_Exercise task_. Count how many lines contain the word "code". Respond with the number alone.

• • • • • • •

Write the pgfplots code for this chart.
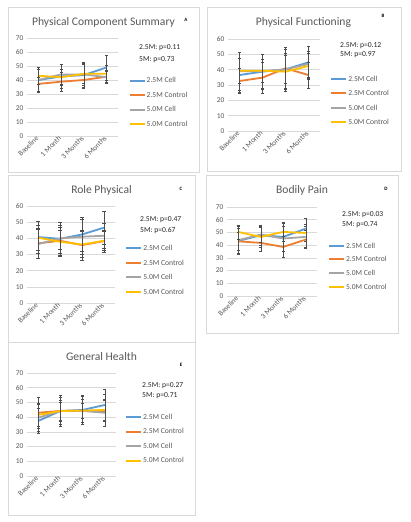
\documentclass[border=0pt]{standalone}
\usepackage{fontspec}
\setmainfont{Carlito}
\usepackage{pgfplots}
\pgfplotsset{compat=1.18}

\definecolor{cblue}{HTML}{5B9BD5}
\definecolor{corange}{HTML}{ED7D31}
\definecolor{cgray}{HTML}{A5A5A5}
\definecolor{cyellow}{HTML}{FFC000}
\definecolor{txt}{HTML}{595959}
\definecolor{gridc}{HTML}{D9D9D9}
\definecolor{framec}{HTML}{D9D9D9}
\definecolor{errc}{HTML}{4D4D4D}

\pgfplotsset{
  panel/.style={
    scale only axis, clip=false,
    xmin=-0.5, xmax=3.5, ymin=0,
    xtick={0,1,2,3},
    xticklabels={Baseline,1 Month,3 Months,6 Months},
    xticklabel style={rotate=45, anchor=east, font=\fontsize{7.4}{8}\selectfont, text=txt, inner sep=1.5pt},
    yticklabel style={font=\fontsize{7.4}{8}\selectfont, text=txt},
    ytick distance=10,
    ymajorgrids, grid style={draw=gridc, line width=0.6pt},
    axis line style={draw=none},
    major tick length=0pt,
    /pgf/number format/assume math mode=true,
    legend style={draw=none, fill=none, anchor=north west, row sep=5pt, inner sep=0pt,
      font=\fontsize{7.6}{9}\selectfont, text=txt,
      nodes={inner sep=1pt, text height=6pt, text depth=1.5pt},
      cells={anchor=west}},
    legend image code/.code={\draw[line width=2pt, #1] (0pt,0pt) -- (15pt,0pt);},
    every axis plot/.append style={line width=1.8pt, no marks},
    error bars/y dir=both, error bars/y explicit,
    error bars/error bar style={line width=0.5pt, draw=errc},
    error bars/error mark options={rotate=90, mark size=1.6pt, line width=0.5pt, draw=errc},
  },
}
\tikzset{
  ttl/.style={font=\fontsize{11.6}{13}\selectfont, text=txt, inner sep=0pt},
  pval/.style={anchor=west, inner sep=0pt, font=\fontsize{7.6}{9}\selectfont, text=black!85},
  tag/.style={inner sep=0pt, font=\fontsize{5}{5}\selectfont\bfseries},
}
% legend keys shared by all panels
\newcommand\serieskeys{%
  \addlegendimage{cblue}\addlegendentry{2.5M Cell}
  \addlegendimage{corange}\addlegendentry{2.5M Control}
  \addlegendimage{cgray}\addlegendentry{5.0M Cell}
  \addlegendimage{cyellow}\addlegendentry{5.0M Control}}

\begin{document}
\begin{tikzpicture}
\fill[white] (0pt,0pt) rectangle (411pt,-522pt);

% panel frames
\draw[framec, line width=0.6pt] (8pt,-7pt) rectangle (199pt,-172pt);
\draw[framec, line width=0.6pt] (207pt,-7pt) rectangle (401pt,-171pt);
\draw[framec, line width=0.6pt] (8pt,-175pt) rectangle (195pt,-342pt);
\draw[framec, line width=0.6pt] (206pt,-175pt) rectangle (398pt,-333pt);
\draw[framec, line width=0.6pt] (8pt,-342pt) rectangle (195pt,-515pt);

% ---- Physical Component Summary
\begin{axis}[panel, at={(27pt,-136pt)}, anchor=south west, width=91pt, height=98pt, ymax=70,
  legend style={at={(axis description cs:1.115,0.615)}}]
\serieskeys
\addplot[cblue, forget plot] coordinates {(0,40) +- (0,9) (1,42.5) +- (0,8.5) (2,43.5) +- (0,9.5) (3,49) +- (0,9)};
\addplot[corange, forget plot] coordinates {(0,37.2) +- (0,5) (1,38.8) +- (0,6.8) (2,40) +- (0,5) (3,42.4) +- (0,4.4)};
\addplot[cgray, forget plot] coordinates {(0,40) +- (0,8) (1,44) +- (0,7) (2,44) +- (0,8) (3,42) +- (0,4)};
\addplot[cyellow, forget plot] coordinates {(0,43) +- (0,6) (1,42) +- (0,6) (2,44.4) +- (0,7) (3,44.4) +- (0,6)};
\end{axis}
\node[ttl] at (103.5pt,-22pt) {Physical Component Summary};
\node[tag] at (186pt,-20pt) {A};
\node[pval] at (139pt,-47.7pt) {2.5M: p=0.11};
\node[pval] at (139pt,-59.3pt) {5M: p=0.73};

% ---- Physical Functioning
\begin{axis}[panel, at={(228pt,-131pt)}, anchor=south west, width=92pt, height=92pt, ymax=60,
  legend style={at={(axis description cs:1.11,0.62)}}]
\serieskeys
\addplot[cblue, forget plot] coordinates {(0,36.5) +- (0,11) (1,38.7) +- (0,11.3) (2,40.2) +- (0,14.5) (3,44.8) +- (0,10.2)};
\addplot[corange, forget plot] coordinates {(0,32.6) +- (0,8) (1,34.8) +- (0,10) (2,40.9) +- (0,10) (3,36.5) +- (0,8.5)};
\addplot[cgray, forget plot] coordinates {(0,39) +- (0,12.5) (1,39) +- (0,11) (2,40.2) +- (0,13) (3,43.7) +- (0,8.5)};
\addplot[cyellow, forget plot] coordinates {(0,39.3) +- (0,8) (1,39.3) +- (0,7.5) (2,38.7) +- (0,11) (3,42.4) +- (0,8.5)};
\end{axis}
\node[ttl] at (303.5pt,-22pt) {Physical Functioning};
\node[tag] at (383pt,-16pt) {B};
\node[pval] at (340pt,-45.7pt) {2.5M: p=0.12};
\node[pval] at (340pt,-55pt) {5M: p=0.97};

% ---- Role Physical
\begin{axis}[panel, at={(27pt,-303pt)}, anchor=south west, width=88pt, height=97pt, ymax=60,
  legend style={at={(axis description cs:1.115,0.615)}}]
\serieskeys
\addplot[cblue, forget plot] coordinates {(0,40.8) +- (0,10) (1,39.7) +- (0,10) (2,42.4) +- (0,10.5) (3,46.6) +- (0,10.4)};
\addplot[corange, forget plot] coordinates {(0,36.9) +- (0,9.5) (1,38.5) +- (0,9.5) (2,35.8) +- (0,9.5) (3,38.3) +- (0,7)};
\addplot[cgray, forget plot] coordinates {(0,36.4) +- (0,9) (1,40) +- (0,7) (2,41) +- (0,11) (3,41.6) +- (0,7.5)};
\addplot[cyellow, forget plot] coordinates {(0,40.4) +- (0,8) (1,37.9) +- (0,7) (2,36.2) +- (0,8) (3,38.5) +- (0,6)};
\end{axis}
\node[ttl] at (101.5pt,-190pt) {Role Physical};
\node[tag] at (181pt,-189pt) {C};
\node[pval] at (140pt,-220pt) {2.5M: p=0.47};
\node[pval] at (140pt,-231pt) {5M: p=0.67};

% ---- Bodily Pain
\begin{axis}[panel, at={(227pt,-296pt)}, anchor=south west, width=90pt, height=89pt, ymax=70,
  legend style={at={(axis description cs:1.12,0.62)}, row sep=4.2pt}]
\serieskeys
\addplot[cblue, forget plot] coordinates {(0,43.3) +- (0,10) (1,47.8) +- (0,7.5) (2,46.5) +- (0,11) (3,53) +- (0,8)};
\addplot[corange, forget plot] coordinates {(0,43) +- (0,7) (1,41.8) +- (0,6.5) (2,38.6) +- (0,8.5) (3,44.4) +- (0,7)};
\addplot[cgray, forget plot] coordinates {(0,43.9) +- (0,11) (1,48.3) +- (0,6) (2,45.2) +- (0,10) (3,46.5) +- (0,8)};
\addplot[cyellow, forget plot] coordinates {(0,50.4) +- (0,5.6) (1,46.5) +- (0,8) (2,50.4) +- (0,7.5) (3,49.6) +- (0,6.5)};
\end{axis}
\node[ttl] at (302pt,-190pt) {Bodily Pain};
\node[tag] at (386pt,-189pt) {D};
\node[pval] at (342pt,-214.3pt) {2.5M: p=0.03};
\node[pval] at (342pt,-224.3pt) {5M: p=0.74};

% ---- General Health
\begin{axis}[panel, at={(27pt,-476pt)}, anchor=south west, width=89pt, height=103pt, ymax=70,
  legend style={at={(axis description cs:1.10,0.62)}}]
\serieskeys
\addplot[cblue, forget plot] coordinates {(0,37.4) +- (0,8.5) (1,44.2) +- (0,10.5) (2,44.9) +- (0,10) (3,48.3) +- (0,10.5)};
\addplot[corange, forget plot] coordinates {(0,43) +- (0,10.5) (1,44.2) +- (0,7) (2,44.4) +- (0,9.5) (3,44.2) +- (0,7)};
\addplot[cgray, forget plot] coordinates {(0,39.6) +- (0,9) (1,44.2) +- (0,6) (2,44.2) +- (0,5) (3,43) +- (0,9)};
\addplot[cyellow, forget plot] coordinates {(0,41.5) +- (0,8) (1,44.2) +- (0,9) (2,44.4) +- (0,8) (3,44.9) +- (0,11)};
\end{axis}
\node[ttl] at (101.5pt,-357pt) {General Health};
\node[tag] at (181pt,-365pt) {E};
\node[pval] at (142pt,-386pt) {2.5M: p=0.27};
\node[pval] at (142pt,-396pt) {5M: p=0.71};

\pgfresetboundingbox
\useasboundingbox (0pt,0pt) rectangle (411pt,-522pt);
\end{tikzpicture}
\end{document}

• • • • • • •

_Exercise result_. 2